OLG Schleswig: Geschuldeter Schallschutz bei Installation einer Lüftungsanlage

Haben die Parteien ausdrücklich keine Beschaffenheit hinsichtlich des einzuhaltenden Schallschutzes vereinbart, so ergibt sich regelmäßig die Auslegung des Vertrages aus den Gesamtumständen. Denn ein Unternehmer verspricht dem Bauherrn stillschweigend mindestens, dass das zu erstellende Werk die Regeln der Technik einhält. Für die Frage, welcher Schallschutz bei der Errichtung einer Wohnung geschuldet ist, kommt es maßgeblich auf das Vorstellungsbild der Parteien vom Bauwerk an. Es sind nicht in jedem Fall die Mindestanforderungen an den Schallschutz nach DIN 4109 entscheidend, die im Rahmen des öffentlich-rechtlichen Bauordnungsrechtes zur Abwehr von Gefahren für Leib und Leben zu berücksichtigen sind. Besondere Qualitätsanforderungen können sich nicht nur aus dem Vertragstext, sondern auch aus erläuternden und präzisierenden Erklärungen der Vertragsparteien, sonstigen vertragsbegleitenden Umständen, den konkreten Verhältnissen des Bauwerkes und seines Umfeldes, dem qualitativen Zuschnitt, dem architektonischen Anspruch und der Zweckbestimmung des Gebäudes ergeben.
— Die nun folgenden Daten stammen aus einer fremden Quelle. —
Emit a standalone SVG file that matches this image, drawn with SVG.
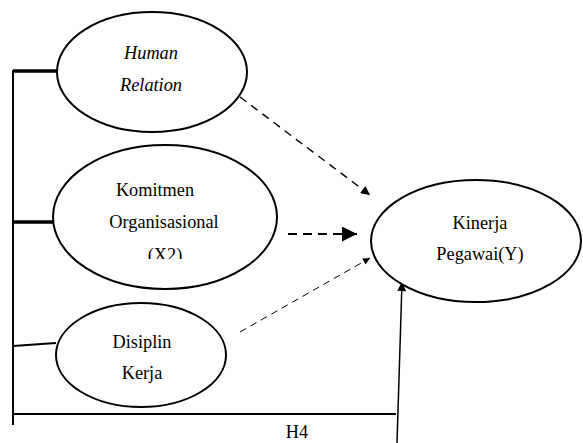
<svg xmlns="http://www.w3.org/2000/svg" width="583" height="443" viewBox="0 0 583 443">
<style>
.node ellipse{fill:#fff;stroke:#000;stroke-width:2}
text{font-family:"Liberation Serif","Times New Roman",serif;font-size:18.3px;fill:#000;text-anchor:middle}
.it{font-style:italic}
.ln{stroke:#000;fill:none}
</style>
<defs>
<marker id="ah" viewBox="0 0 10 10" refX="10" refY="5" markerWidth="10" markerHeight="9" markerUnits="userSpaceOnUse" orient="auto"><path d="M0,0L10,5L0,10z" fill="#000"/></marker>
<marker id="ahBig" viewBox="0 0 10 10" refX="10" refY="5" markerWidth="16" markerHeight="15" markerUnits="userSpaceOnUse" orient="auto"><path d="M0,0L10,5L0,10z" fill="#000"/></marker>
<marker id="ahSm" viewBox="0 0 10 10" refX="10" refY="5" markerWidth="8" markerHeight="7" markerUnits="userSpaceOnUse" orient="auto"><path d="M0,0L10,5L0,10z" fill="#000"/></marker>
<clipPath id="clipX2"><rect x="0" y="0" width="583" height="259"/></clipPath>
</defs>
<g id="connectors">
<line class="ln" x1="13" y1="70" x2="13" y2="425" stroke-width="2"/>
<line class="ln" x1="13" y1="71" x2="57" y2="71" stroke-width="3.5"/>
<line class="ln" x1="13" y1="222" x2="54" y2="222" stroke-width="3.5"/>
<line class="ln" x1="13" y1="346" x2="56" y2="343" stroke-width="2"/>
<line class="ln" x1="12" y1="414" x2="396" y2="414" stroke-width="2"/>
<line class="ln" x1="240" y1="97" x2="370" y2="195" stroke-width="1.4" stroke-dasharray="8,6" marker-end="url(#ah)"/>
<line class="ln" x1="288" y1="234" x2="357" y2="234" stroke-width="2" stroke-dasharray="9,6" marker-end="url(#ahBig)"/>
<line class="ln" x1="240" y1="332" x2="370" y2="258" stroke-width="1" stroke-dasharray="7,5" marker-end="url(#ahSm)"/>
<line class="ln" x1="397" y1="443" x2="402" y2="282" stroke-width="1.5" marker-end="url(#ah)"/>
</g>
<g id="human-relation" class="node">
<ellipse cx="152" cy="72" rx="95" ry="60"/>
<text class="it" x="151" y="59">Human</text>
<text class="it" x="151" y="91">Relation</text>
</g>
<g id="komitmen" class="node">
<ellipse cx="165" cy="217" rx="112" ry="72"/>
<text x="155" y="196">Komitmen</text>
<text x="164" y="228">Organisasional</text>
<text x="165" y="261" clip-path="url(#clipX2)">(X2)</text>
</g>
<g id="disiplin" class="node">
<ellipse cx="141" cy="355" rx="85" ry="52"/>
<text x="142" y="348">Disiplin</text>
<text x="142" y="379">Kerja</text>
</g>
<g id="kinerja" class="node">
<ellipse cx="476" cy="241" rx="105" ry="61"/>
<text x="480" y="229">Kinerja</text>
<text x="480" y="260">Pegawai(Y)</text>
</g>
<text id="h4" x="297" y="438">H4</text>
</svg>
In aller Regel wird ein Bauherr bei einer Ausführung erwarten, die einen üblichen Qualitäts- und Komfortstandard entspricht. Haben die Parteien einen üblichen Qualitäts- und Komfortstandard vereinbart, so muss sich das einzuhaltende Schalldämm/-maß an dieser Vereinbarung orientieren. Insoweit können aus den Regelwerken die Schallschutzstufen II und III der VDI-RL 4100 oder das Beiblatt 2 zur DIN 4109 Anhaltspunkte ergeben. Nach § 133, 157 BGB bedarf die Vereinbarung eines erhöhten Schallschutzes keiner ausdrücklichen Vereinbarung, sondern kann sich aus den Umständen ergeben. Es liegt ein Mangel der Lüftungsanlage im Sinne von § 633 Abs. 2 Satz 1 BGB vor, wenn sie den nach dem Vertrag festgelegten Schallemissionswert nicht einhält. Der einzuhaltende Wert von 30 dB(A) darf bei einem Normalbetrieb der Anlage nicht überschritten werden. Hierbei ist auf den Luftvolumenstrom im Normalbetrieb abzustellen.